Mr. Docter was “one of the people who made it happen,” said Terry Lynch, executive director of the Downtown Cluster of Congregations. Mr. Docter, he said, “was a citizen leader who recognized the attractions of downtown living.”
He was instrumental in building support for MCI Center. As a well-known local figure, his move from the suburbs to the city was an example for other suburban empty-nesters, Lynch said. Among Mr. Docter’s close neighbors in the new downtown, he noted, was Sen. Daniel Patrick Moynihan (D-N.Y.).
“The development of the neighborhood has done a lot of good,” Mr. Docter told The Post in 1996. “I think everybody knows that this is some kind of thriving neighborhood. Most cities have some kind of downtown living — just look at Chicago, New York or Philadelphia.”
Charles Alfred Docter was born into a Jewish family in Hamburg on Aug. 5, 1931 — two years before Adolf Hitler came to power.

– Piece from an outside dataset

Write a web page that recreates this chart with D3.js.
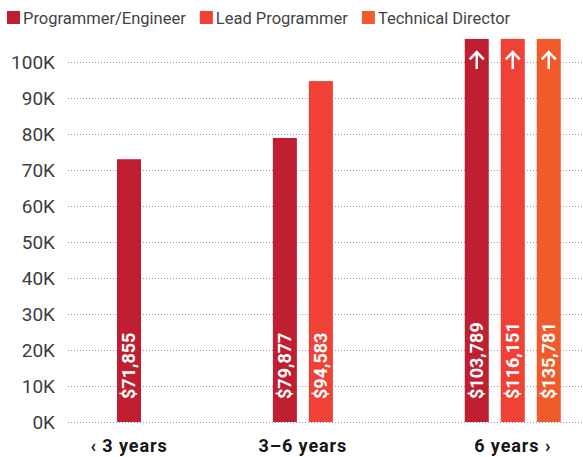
<!DOCTYPE html>
<html>
<head>
<meta charset="utf-8">
<script src="https://cdn.jsdelivr.net/npm/d3@7"></script>
<style>
  body { margin: 0; background: #fff; }
  svg { display: block; font-family: Roboto, "DejaVu Sans", sans-serif; }
</style>
</head>
<body>
<svg id="chart"></svg>
<script>
// categories and series
var categories = ["\u2039 3 years", "3\u20136 years", "6 years \u203a"];
var roles = ["Programmer/Engineer", "Lead Programmer", "Technical Director"];
var colors = ["#C01F32", "#EF4136", "#F15A2B"];

// bar heights as drawn in the picture (null = no bar)
var programmerEngineer = [73000, 78900, 103789];
var leadProgrammer = [null, 94700, 116151];
var technicalDirector = [null, null, 135781];

// printed labels
var programmerLabels = ["$71,855", "$79,877", "$103,789"];
var leadLabels = [null, "$94,583", "$116,151"];
var directorLabels = [null, null, "$135,781"];

var yTicks = [0, 10000, 20000, 30000, 40000, 50000, 60000, 70000, 80000, 90000, 100000];
var axisMax = 100000;   // anything above is drawn cut off with an arrow
var chartTop = 106400;  // value at the top edge of the bars

var W = 583, H = 457;
var margins = { top: 62, left: 68, bottom: 35, right: 0 };
var barStep = 36, barWidth = 24, groupGapUnits = 3.33, firstBar = 117;

var svg = d3.select("#chart").attr("width", W).attr("height", H);

var y = d3.scaleLinear().domain([0, axisMax]).range([H - margins.bottom, margins.top]);
var x = d3.scaleLinear().domain([0, 1]).range([firstBar, firstBar + barStep]);

// build bars
var series = [programmerEngineer, leadProgrammer, technicalDirector];
var labels = [programmerLabels, leadLabels, directorLabels];
var bars = [], groups = [];
var unit = 0;
categories.forEach(function(cat, ci) {
  var members = [];
  series.forEach(function(s, si) {
    if (s[ci] == null) return;
    var b = { cat: cat, role: si, value: s[ci], label: labels[si][ci], u: unit };
    bars.push(b); members.push(b);
    unit += 1;
  });
  groups.push({ cat: cat, members: members });
  unit += groupGapUnits;
});

// gridlines
var grid = d3.axisLeft(y).tickValues(yTicks).tickSize(-(W - margins.left)).tickFormat("");
svg.append("g").attr("class", "grid")
  .attr("transform", "translate(" + margins.left + ",0)")
  .call(grid)
  .call(function(g) { g.select(".domain").remove(); })
  .selectAll("line")
  .attr("stroke", "#8E97AC")
  .attr("stroke-width", 1)
  .attr("stroke-dasharray", "1,2");

// y axis labels
var yAxis = d3.axisLeft(y).tickValues(yTicks).tickSize(0).tickPadding(13)
  .tickFormat(function(d) { return (d / 1000) + "K"; });
svg.append("g")
  .attr("transform", "translate(" + margins.left + ",0)")
  .call(yAxis)
  .call(function(g) { g.select(".domain").remove(); })
  .selectAll("text")
  .attr("font-family", "Roboto")
  .attr("font-size", 19)
  .attr("fill", "#3d3d3d");

// bars
var barG = svg.append("g");
barG.selectAll("rect").data(bars).enter().append("rect")
  .attr("x", function(d) { return x(d.u); })
  .attr("width", barWidth)
  .attr("y", function(d) { return y(d.value > axisMax ? chartTop : d.value); })
  .attr("height", function(d) { return y(0) - y(d.value > axisMax ? chartTop : d.value); })
  .attr("fill", function(d) { return colors[d.role]; });

// arrows on cut-off bars
barG.selectAll("path.arrow").data(bars.filter(function(d) { return d.value > axisMax; }))
  .enter().append("path")
  .attr("class", "arrow")
  .attr("d", function(d) {
    var cx = x(d.u) + barWidth / 2, tip = y(chartTop) + 13;
    return "M" + cx + "," + (tip + 17) + "V" + (tip + 1) +
      "M" + (cx - 7) + "," + (tip + 7.5) + "L" + cx + "," + tip + "L" + (cx + 7) + "," + (tip + 7.5);
  })
  .attr("fill", "none")
  .attr("stroke", "#fff")
  .attr("stroke-width", 2.5);

// value labels inside bars
barG.selectAll("text").data(bars).enter().append("text")
  .attr("transform", function(d) {
    return "translate(" + (x(d.u) + barWidth / 2) + "," + (y(0) - 23) + ") rotate(-90)";
  })
  .attr("dy", "0.36em")
  .attr("font-family", "Roboto")
  .attr("font-weight", "bold")
  .attr("font-size", 18)
  .attr("fill", "#fff")
  .text(function(d) { return d.label; });

// category labels
svg.append("g").selectAll("text").data(groups).enter().append("text")
  .attr("x", function(g) {
    return d3.mean(g.members, function(d) { return x(d.u) + barWidth / 2; });
  })
  .attr("y", 452)
  .attr("text-anchor", "middle")
  .attr("font-family", "Roboto")
  .attr("font-weight", "bold")
  .attr("font-size", 18)
  .attr("letter-spacing", 0.9)
  .attr("fill", "#161616")
  .text(function(g) { return g.cat; });

// legend
var legend = svg.append("g");
var lx = 7;
roles.forEach(function(r, i) {
  legend.append("rect").attr("x", lx).attr("y", 11).attr("width", 13).attr("height", 13).attr("fill", colors[i]);
  var t = legend.append("text").attr("x", lx + 16).attr("y", 24)
    .attr("font-family", "Roboto").attr("font-size", 16.5)
    .attr("fill", "#444")
    .text(r);
  lx += 16 + t.node().getComputedTextLength() + 14;
});
</script>
</body>
</html>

He and his family left Germany three months before the anti-Semitic Kristallnacht pogrom in 1938, and they settled in Cincinnati.
Mr. Docter graduated from Ohio’s Kenyon College in 1953 and from the law school at the University of Chicago in 1956. He served in the office of the Navy Judge Advocate General in Washington and then settled permanently in the Washington area after completing Navy service.
In 1958, he married Marcia Kaplan, also a lawyer. From 1973 to 2007, they had a joint legal practice. In addition to his wife, of Washington, survivors include three children, Henry Docter of Washington, Michael Docter of Hadley, Mass., and Adina Docter of Vienna, Va.; and five grandchildren.